• Morstinius Christopher


    Morstinius Christopher

      

    Morstinius Christopher (Polon. Morsztyn,) of Raciborsk, was Lord of Paulikovice, and Starost of Philipovia. In his jurisdiction the authority of the Socinians was as great as in any part of Poland. He was a person of considerable celebrity among his countrymen, and preeminently distinguished by the royal favour. His very enemies bear testimony to the excellence of his character ; and the Churches which he erected evince a zeal for the promotion of the divine glory. He was the founder of the Church at Philipovia, which nourished under his auspices, and numbered among its Pastors the celebrated John Volkelius. Andrew Wissowatius used to call Morstinius "the Senator of the Church of God." His family was a very old one, being derived from the Montsternii of Germany, who were distinguished for their long line of nobility, and settled in the Palatinate of Cracow. Paul Crellius drew out a genealogical table of this family, which came into the hands of Bock.

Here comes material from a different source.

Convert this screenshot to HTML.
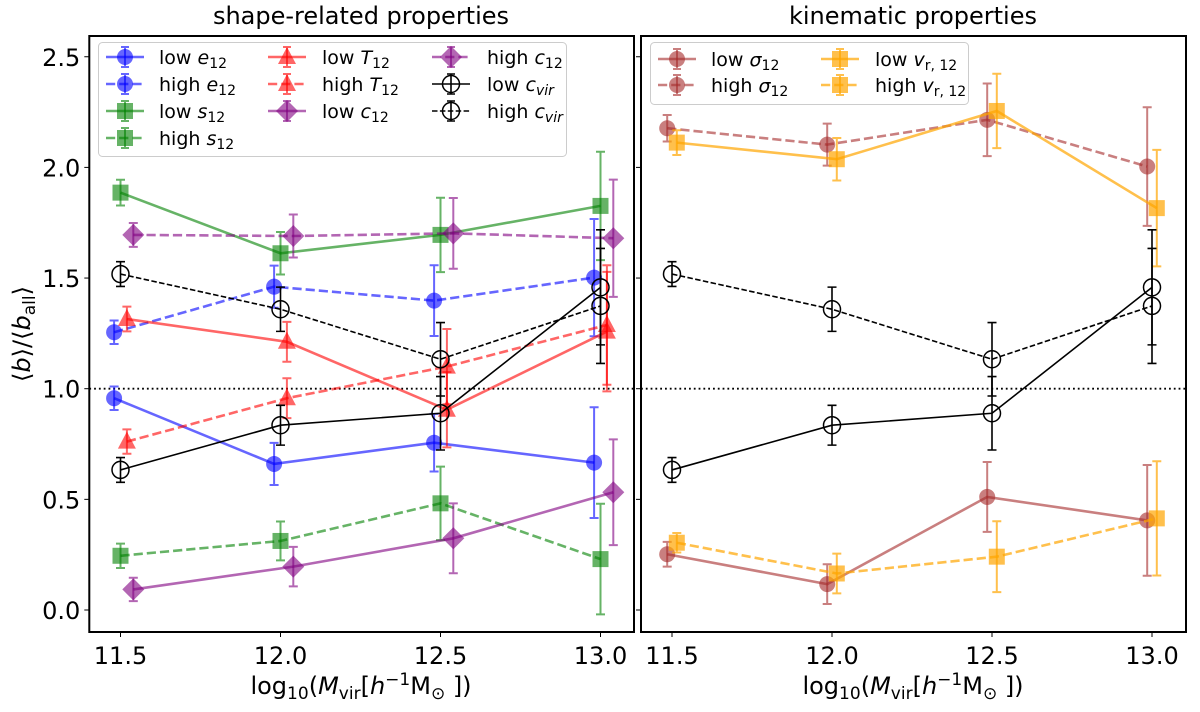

    When Faust Socin was obliged to leave Cracow, on account of the excitement which his disputations and writings had produced, Christopher Morstinius took him under his protection, and kindly supported him, for more than three years, at his own seat, which was only a few miles from Cracow. Here he found a safe asylum ; and his kind and generous benefactor afterwards gave him his daughter, Elizabeth, in marriage. In the correspondence of Socin, there are five letters addressed to Christopher Morstinius, which, as Bock says, deserve to be read. The first was written during a Synod at Lublin, and is dated June 5th, 1593. In this Socin tells Morstinius, that the whole of the preceding day had been occupied in discussing the End and Use of the Lord's Supper ; and that the Synod, with only one dissentient voice, had come to the conclusion, that the sole object of this rite is the commemoration and preaching of the death of Christ. In the second, Socin alludes to some ill usage which he had received from a person under the influence of intoxication, and gives a list of his own writings. In the third he endeavours to prove, that the command about not Eating Blood has no force in our time. In the fourth he treats on the subject of Usury, and shews that it is not prohibited in the Old or the New Testament, but allowed under certain restrictions. In the fifth he resumes the subject of the third, and dwells more particularly upon the reason assigned by God for the prohibition respecting the Eating of Blood, Gen. ix. 4. The last four were written from Cracow, between the years 1595 and 1597.

    After an interval of more than forty years, we find Morstinius taking as lively an interest as ever in the success of the Unitarian cause, and using his influence to shield its advocates from persecution. On the 1st of March, 1639, he addressed a letter to the Senate of Dantzic, interceding on behalf of Martin Ruarus, who had been threatened with banishment from that city, on account of his religion. This letter was signed by eleven Polish Nobles and Magnates besides himself, whose names are given by Sandius in his brief Memoir of Christopher Morstinius. The letter itself was inserted in the second Century of the Epistles of Ruarus, printed at Amsterdam, 1681, of which it forms the fifty-first.

     

    (Vidend. Sandii B. A. pp. 95, 96. Bock, Hist. Ant. T. I . pp. 159. 508, 509. Anonymi Epist. de Vit And. Wissowatii, pp. 222. 229. Bibl. Fratr. Polon. T. I. pp. 455—458. Ruari Epist. Cent ii. N. 51. Toulmin's Mem. of F. Socinus, Chap. i. p. 8.)